Technically, you can still daisy chain accounts together. The difference is that each 25 whois history reports will cost you $99 a month.
Yes, but why would you. There is no incentive because the cost per query is still the barrier.
Some large corporations might be able to daisy-chain accounts, but small, medium and some large business won’t add $350 to $800/month to their overhead to retain the same level of service. This is a phase out of retail (subscriptions) in favor of corporate vendor contracting.
Cost per query:
100 Whois History: Professional Plan: $0.49 each
100 Whois History: Enterprise plan: $8.33 each
100 Whois History: 4 daisy-chained plans: $3.96 each
The beggining of the end..
Whoisology and DomainIQ are good alternatives for domainers. Usually most of what I need I can do on whoisology for free.
In layman term’s what Tim Chen is saying here;
“We have lots of cybersecurity companies as customers these days and these companies have lots of money. We can raise prices they won’t care. So why are these squatters complaining?”

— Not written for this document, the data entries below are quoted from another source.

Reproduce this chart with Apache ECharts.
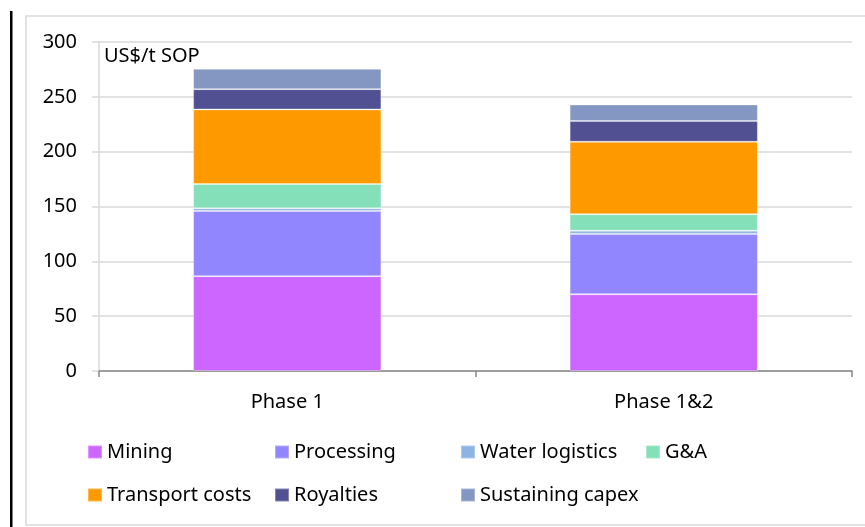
<!DOCTYPE html>
<html>
<head>
<meta charset="utf-8">
<script src="https://cdn.jsdelivr.net/npm/echarts@6/dist/echarts.min.js"></script>
<style>
html,body{margin:0;padding:0;background:#fff;}
#chart{width:865px;height:527px;}
</style>
</head>
<body>
<div id="chart"></div>
<script>
// Data
const categories = ['Phase 1', 'Phase 1&2'];
const seriesNames = ['Mining', 'Processing', 'Water logistics', 'G&A', 'Transport costs', 'Royalties', 'Sustaining capex'];
const mining = [86.5, 70];
const processing = [59.5, 55];
const waterLogistics = [2.5, 3];
const gAndA = [22, 15];
const transportCosts = [68, 66];
const royalties = [18.5, 19];
const sustainingCapex = [18.5, 15];
const yTicks = [0, 50, 100, 150, 200, 250, 300];
const unitLabel = 'US$/t SOP';

const values = [mining, processing, waterLogistics, gAndA, transportCosts, royalties, sustainingCapex];
const colors = ['#cc66ff', '#9286fe', '#8db4e2', '#84e0b8', '#ff9900', '#515092', '#8497c3'];

const FONT = '"Noto Sans", sans-serif';
const chart = echarts.init(document.getElementById('chart'), null, {renderer: 'canvas'});

const legendPos = [
  [87, 442], [274, 442], [460, 442], [645, 442],
  [87, 485], [274, 485], [460, 485]
];

const option = {
  animation: false,
  backgroundColor: '#ffffff',
  textStyle: {fontFamily: FONT},
  graphic: [
    {type: 'rect', shape: {x: 26, y: 16, width: 900, height: 509}, style: {fill: 'none', stroke: '#d9d9d9', lineWidth: 1.5}, z: -10},
    {type: 'rect', shape: {x: 10, y: 11, width: 2.5, height: 520}, style: {fill: '#000000'}, z: -5},
    {type: 'text', left: 104, top: 46, style: {text: unitLabel, font: '20px "Noto Sans", sans-serif', fill: '#000000'}, z: 10}
  ],
  grid: {left: 99, right: 13, top: 42, bottom: 156, containLabel: false},
  legend: seriesNames.map((n, i) => ({
    data: [n],
    left: legendPos[i][0],
    top: legendPos[i][1],
    padding: 0,
    icon: 'rect',
    itemWidth: 14,
    itemHeight: 13,
    selectedMode: false,
    textStyle: {fontSize: 20, color: '#000000', fontFamily: FONT}
  })),
  xAxis: {
    type: 'category',
    data: categories,
    boundaryGap: true,
    axisLine: {lineStyle: {color: '#868686', width: 1.5}},
    axisTick: {show: true, length: 6, lineStyle: {color: '#868686', width: 1.5}},
    axisLabel: {fontSize: 20, color: '#000000', margin: 21, fontFamily: FONT},
    splitLine: {show: false}
  },
  yAxis: {
    type: 'value',
    min: yTicks[0],
    max: yTicks[yTicks.length - 1],
    interval: yTicks[1] - yTicks[0],
    axisLine: {show: true, lineStyle: {color: '#d9d9d9', width: 1.5}},
    axisTick: {show: true, length: 7, lineStyle: {color: '#d9d9d9', width: 1.5}},
    axisLabel: {fontSize: 20, color: '#000000', margin: 22, fontFamily: FONT},
    splitLine: {show: true, lineStyle: {color: '#d9d9d9', width: 1.5}}
  },
  series: seriesNames.map((n, i) => ({
    name: n,
    type: 'bar',
    stack: 'total',
    barWidth: '50%',
    data: values[i],
    itemStyle: {color: colors[i], borderColor: 'rgba(255,255,255,0.3)', borderWidth: 1}
  }))
};
chart.setOption(option);
</script>
</body>
</html>
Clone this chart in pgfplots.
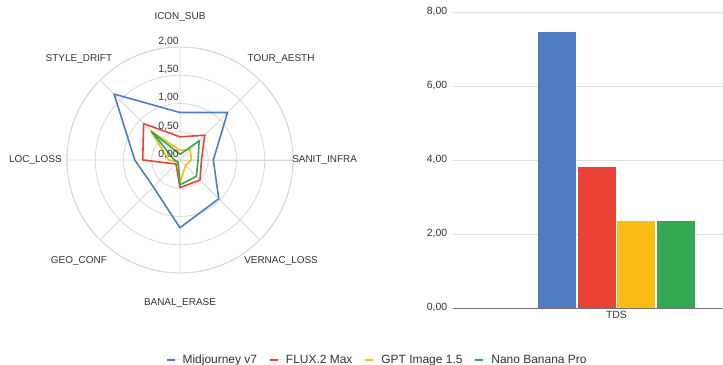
\documentclass[border=0pt]{standalone}
\usepackage{pgfplots}
\pgfplotsset{compat=1.18}
\usepgfplotslibrary{polar}
\usepackage{fontspec}
\setmainfont{Liberation Sans}
\definecolor{cBlue}{RGB}{80,124,193}
\definecolor{cRed}{RGB}{234,67,53}
\definecolor{cYel}{RGB}{249,188,21}
\definecolor{cGrn}{RGB}{52,168,83}
\definecolor{gridc}{RGB}{215,215,215}
\definecolor{txt}{RGB}{51,51,51}
\begin{document}
\begin{tikzpicture}[font=\fontsize{10}{12}\selectfont]
\useasboundingbox (0,0) rectangle (723bp,365bp);
\begin{polaraxis}[
  at={(180bp,205bp)}, anchor=center,
  width=226bp, height=226bp, scale only axis,
  ymin=0, ymax=2,
  xtick={0,45,...,315}, xticklabels={},
  ytick={0,0.5,...,2}, yticklabels={},
  grid=major, grid style={gridc, line width=0.8bp},
  axis line style={gridc, line width=0.8bp},
  major tick length=0pt,
  clip=false,
  every axis plot/.append style={line width=1.6bp, line join=round},
]
\addplot[cBlue] coordinates {(90,0.84) (45,1.19) (0,0.59) (-45,0.97) (-90,1.2) (-135,0.67) (-180,0.8) (-225,1.65) (-270,0.84)};
\addplot[cRed] coordinates {(90,0.41) (45,0.62) (0,0.38) (-45,0.5) (-90,0.49) (-135,0.1) (-180,0.66) (-225,0.91) (-270,0.41)};
\addplot[cYel] coordinates {(90,0.17) (45,0.26) (0,0.2) (-45,0.14) (-90,0.4) (-135,0.05) (-180,0.2) (-225,0.74) (-270,0.17)};
\addplot[cGrn] coordinates {(90,0.1) (45,0.48) (0,0.32) (-45,0.41) (-90,0.44) (-135,0.05) (-180,0.1) (-225,0.71) (-270,0.1)};
\node[text=txt] at (axis cs:90,2.53) {ICON\_SUB};
\node[text=txt] at (axis cs:45,2.53) {TOUR\_AESTH};
\node[text=txt] at (axis cs:0,2.56) {SANIT\_INFRA};
\node[text=txt] at (axis cs:-45,2.53) {VERNAC\_LOSS};
\node[text=txt] at (axis cs:-90,2.53) {BANAL\_ERASE};
\node[text=txt] at (axis cs:-135,2.53) {GEO\_CONF};
\node[text=txt] at (axis cs:180,2.56) {LOC\_LOSS};
\node[text=txt] at (axis cs:135,2.53) {STYLE\_DRIFT};
\begin{scope}[every node/.style={anchor=south east, inner sep=1bp, text=txt, font=\fontsize{10.5}{12}\selectfont}]
\node at (axis cs:90,2) {2,00};
\node at (axis cs:90,1.5) {1,50};
\node at (axis cs:90,1) {1,00};
\node at (axis cs:90,0.5) {0,50};
\node at (axis cs:90,0) {0,00};
\end{scope}
\end{polaraxis}
\begin{axis}[
  at={(452.7bp,57bp)}, anchor=south west,
  width=270.3bp, height=296bp, scale only axis,
  xmin=-163.8, xmax=106.5, ymin=0, ymax=8,
  ybar=1.5bp, bar width=38bp,
  xtick={0}, xticklabels={TDS},
  ytick={0,2,...,8}, ymajorgrids,
  grid style={gridc!80, line width=0.8bp},
  extra y ticks={0}, extra y tick labels={},
  extra y tick style={grid style={black!55, line width=0.9bp}},
  axis line style={draw=none},
  major tick length=0pt,
  /pgf/number format/assume math mode=true,
  yticklabel style={/pgf/number format/.cd, fixed, fixed zerofill, precision=2, use comma, /tikz/.cd, text=txt, xshift=-2bp, font=\fontsize{10.5}{12}\selectfont},
  xticklabel style={text=txt, font=\fontsize{10.5}{12}\selectfont},
  legend columns=4,
  legend style={at={(-0.278,-0.175)}, anchor=center, draw=none, fill=none, text=txt,
    font=\fontsize{12}{14}\selectfont,
    /tikz/every even column/.append style={column sep=11bp}},
  legend image code/.code={\fill (0bp,-1.2bp) rectangle (8bp,1.2bp); \path (0bp,0bp) -- (14bp,0bp);},
]
\addplot[fill=cBlue, draw=none] coordinates {(0,7.47)};
\addplot[fill=cRed, draw=none] coordinates {(0,3.82)};
\addplot[fill=cYel, draw=none] coordinates {(0,2.36)};
\addplot[fill=cGrn, draw=none] coordinates {(0,2.36)};
\legend{Midjourney v7, FLUX.2 Max, GPT Image 1.5, Nano Banana Pro}
\end{axis}
\end{tikzpicture}
\end{document}
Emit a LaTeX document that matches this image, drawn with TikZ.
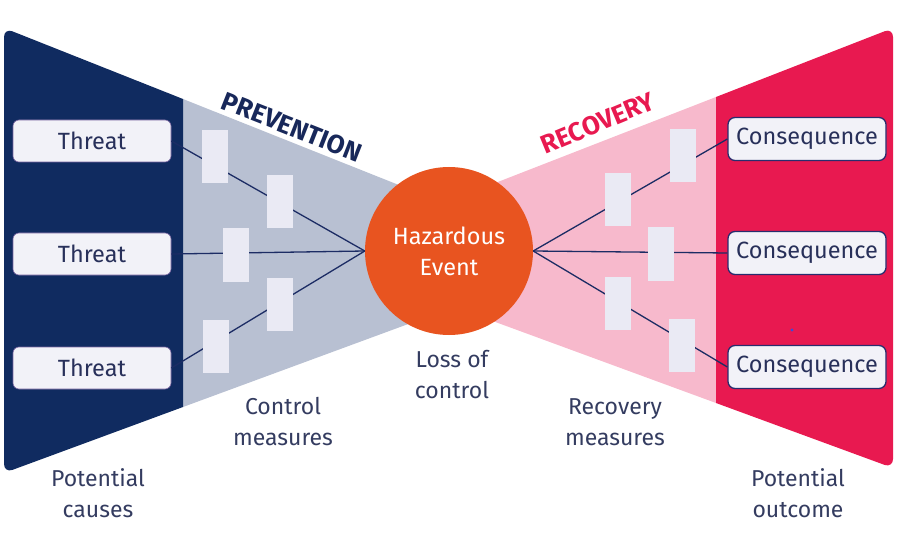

I guess I am in the minority here, but sounds fairly reasonable to me. High costs due to product complexity related managing lots of variations in legacy accounts accumulated over 15 years to support customers who don’t pay very much. Plus more attractive, higher paying market segments elsewhere. If it were your own business, how many people would seriously accept higher costs and lower revenues indefinitely?